What this means for private investors

The growth of the secondary market expands access to well-known private companies, but it does not make these investments equivalent to buying publicly traded shares.

Investors still need to consider several factors:

  • Limited disclosure. Private companies provide less financial information.
  • Complex pricing. The valuation from the latest funding round may not reflect the price at which a stake can actually be sold.
  • Transfer restrictions. A company may have the right to approve a transaction or repurchase the shares first.
  • Long holding periods. Buying shares on the secondary market does not guarantee that an IPO will happen soon.
  • Concentration. The most accessible opportunities often involve companies that already carry the highest valuations.
  • Transaction structure. An investor may be buying an interest in an SPV or another intermediary vehicle rather than owning shares directly, with separate fees and legal terms.
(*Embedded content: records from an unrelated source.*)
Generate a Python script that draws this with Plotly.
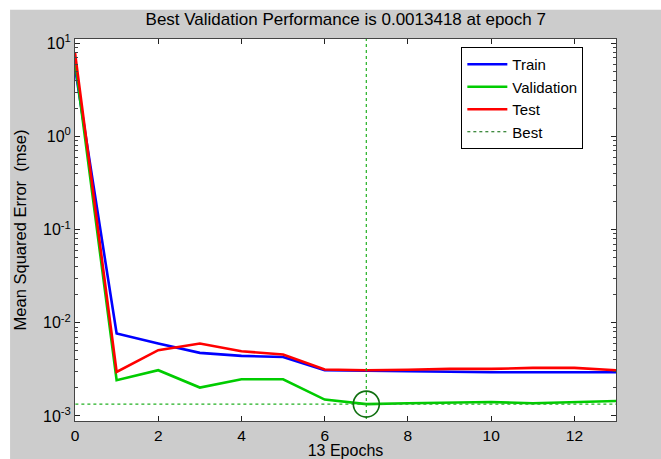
import plotly.graph_objects as go

epochs = list(range(0, 14))
train = [5.5, 0.00769, 0.0060, 0.00476, 0.00442, 0.0043, 0.0031, 0.00305,
         0.0030, 0.0030, 0.00295, 0.00295, 0.00295, 0.00295]
validation = [6.5, 0.00242, 0.0031, 0.00202, 0.00248, 0.00248, 0.0015, 0.0013418,
              0.00137, 0.00140, 0.00141, 0.00137, 0.00141, 0.00145]
test = [7.9, 0.00297, 0.00509, 0.0060, 0.00496, 0.00457, 0.00315, 0.0031,
        0.00313, 0.0032, 0.0032, 0.00328, 0.00328, 0.0031]
best_epoch = 7
best_value = 0.0013418
title_text = "Best Validation Performance is 0.0013418 at epoch 7"
ytick_vals = [1e-3, 1e-2, 1e-1, 1e0, 1e1]
ytick_text = ["10<sup>-3</sup>", "10<sup>-2</sup>", "10<sup>-1</sup>", "10<sup>0</sup>", "10<sup>1</sup>"]
xtick_vals = [0, 2, 4, 6, 8, 10, 12]

FONT = "Liberation Sans, Arial, sans-serif"
W, H = 661, 459
L, R, T, B = 75, 44.5, 39.3, 38.3

fig = go.Figure()
fig.add_trace(go.Scatter(x=epochs, y=train, mode="lines", name="Train",
                         line=dict(color="#0000ff", width=2.6)))
fig.add_trace(go.Scatter(x=epochs, y=validation, mode="lines", name="Validation",
                         line=dict(color="#00cc00", width=2.6)))
fig.add_trace(go.Scatter(x=epochs, y=test, mode="lines", name="Test",
                         line=dict(color="#ff0000", width=2.6)))
# Best lines
fig.add_trace(go.Scatter(x=[best_epoch, best_epoch], y=[1e-4, 1e2], mode="lines", name="Best",
                         line=dict(color="#22b022", width=1.2, dash="dot"), showlegend=False))
fig.add_trace(go.Scatter(x=[-1, 14], y=[best_value, best_value], mode="lines", name="Best",
                         line=dict(color="#22b022", width=1.2, dash="dot"), showlegend=False))
fig.add_trace(go.Scatter(x=[None], y=[None], mode="lines", name="Best",
                         line=dict(color="#006400", width=1, dash="dot")))
fig.add_trace(go.Scatter(x=[best_epoch], y=[best_value], mode="markers", showlegend=False,
                         marker=dict(symbol="circle-open", size=26,
                                     line=dict(color="#107010", width=1.6), color="#107010")))

pw = W - L - R
ph = H - T - B
def px2x(px):
    return (px - L) / pw
def py2y(py):
    return (H - B - py) / ph

shapes = [
    dict(type="rect", xref="paper", yref="paper", x0=px2x(-5), x1=px2x(W + 5),
         y0=py2y(10), y1=py2y(-5), fillcolor="white", line=dict(width=0), layer="above"),
    dict(type="rect", xref="paper", yref="paper", x0=px2x(-5), x1=px2x(10),
         y0=py2y(H + 5), y1=py2y(-5), fillcolor="white", line=dict(width=0), layer="above"),
]

minor_vals = [k * 10 ** n for n in range(-3, 1) for k in range(2, 10)]

fig.update_layout(
    width=W, height=H,
    margin=dict(l=L, r=R, t=T, b=B, pad=0, autoexpand=False),
    paper_bgcolor="#cccccc", plot_bgcolor="white",
    font=dict(family=FONT, size=16, color="black"),
    title=dict(text=title_text, x=(L + pw / 2) / W, xanchor="center",
               y=1 - 19 / H, yanchor="middle", font=dict(size=17, family=FONT)),
    shapes=shapes,
    showlegend=True,
    legend=dict(x=px2x(461.7), y=py2y(47.3), xanchor="left", yanchor="top",
                bgcolor="white", bordercolor="black", borderwidth=1,
                font=dict(size=15, family=FONT), tracegroupgap=0,
                itemwidth=40),
)
fig.update_xaxes(range=[0, 13], tickmode="array", tickvals=xtick_vals,
                 ticks="inside", ticklen=5, tickcolor="#222", tickwidth=1,
                 showline=True, linecolor="#444", linewidth=1, mirror="ticks",
                 showgrid=False, zeroline=False, automargin=False,
                 tickfont=dict(size=15.5),
                 title=dict(text="13 Epochs", font=dict(size=16), standoff=0))
fig.update_yaxes(type="log", range=[-3.054, 1.047], tickmode="array",
                 tickvals=ytick_vals, ticktext=ytick_text,
                 ticks="inside", ticklen=5, tickcolor="#222", tickwidth=1,
                 showline=True, linecolor="#444", linewidth=1, mirror="ticks",
                 showgrid=False, zeroline=False, automargin=False,
                 tickfont=dict(size=16),
                 minor=dict(ticks="inside", ticklen=3, tickcolor="#444",
                            tickvals=minor_vals, showgrid=False),
                 title=dict(text="Mean Squared Error  (mse)", font=dict(size=16.5), standoff=12))

fig.write_html("out.html")
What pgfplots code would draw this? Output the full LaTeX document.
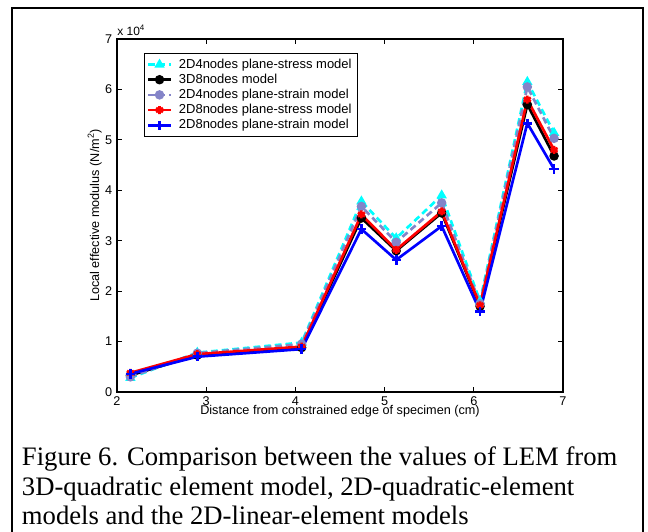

The entry price, legal structure, investor rights and realistic exit scenario therefore remain critical.

Will the secondary market solve the liquidity problem? Not entirely, at least not yet. The market has already exceeded $100 billion, while major financial institutions are actively expanding infrastructure for private transactions. This suggests a structural shift rather than a temporary trend. Secondaries are likely to become a permanent feature of the venture capital industry.

However, the current market remains too concentrated and opaque to unlock the full $3.2 trillion in unrealized value. For thousands of less established companies, buyers remain scarce and fair pricing is difficult to determine.

The most likely outcome is therefore a mixed model. Secondary markets will provide partial liquidity before IPOs, major public listings will deliver full exits and acquisitions will remain the third major channel.

New York Stock Exchange building on Wall Street with American flags and the surrounding city street.

The bottom line

The venture capital market has reached historic scale, but its financial infrastructure has not kept pace with that growth. The industry has become highly effective at raising trillions of dollars and creating companies with enormous valuations, but less effective at converting those valuations into cash distributions for investors.

The $3.2 trillion in unrealized value reflects the scale of potential returns, but also the amount of capital that remains locked inside private companies.

The secondary market is becoming an important part of the solution. Its real test, however, is not whether it can facilitate transactions in the 20 most prominent startups, but whether it can extend liquidity to thousands of other companies.

For investors, the key question is no longer limited to how much a startup’s valuation may rise. It is equally important to understand who may eventually buy the stake, when that transaction could happen and at what price.

This material is provided for informational purposes only and does not constitute investment advice. Investments in private companies involve elevated risk, limited liquidity and the possibility of a total loss of capital.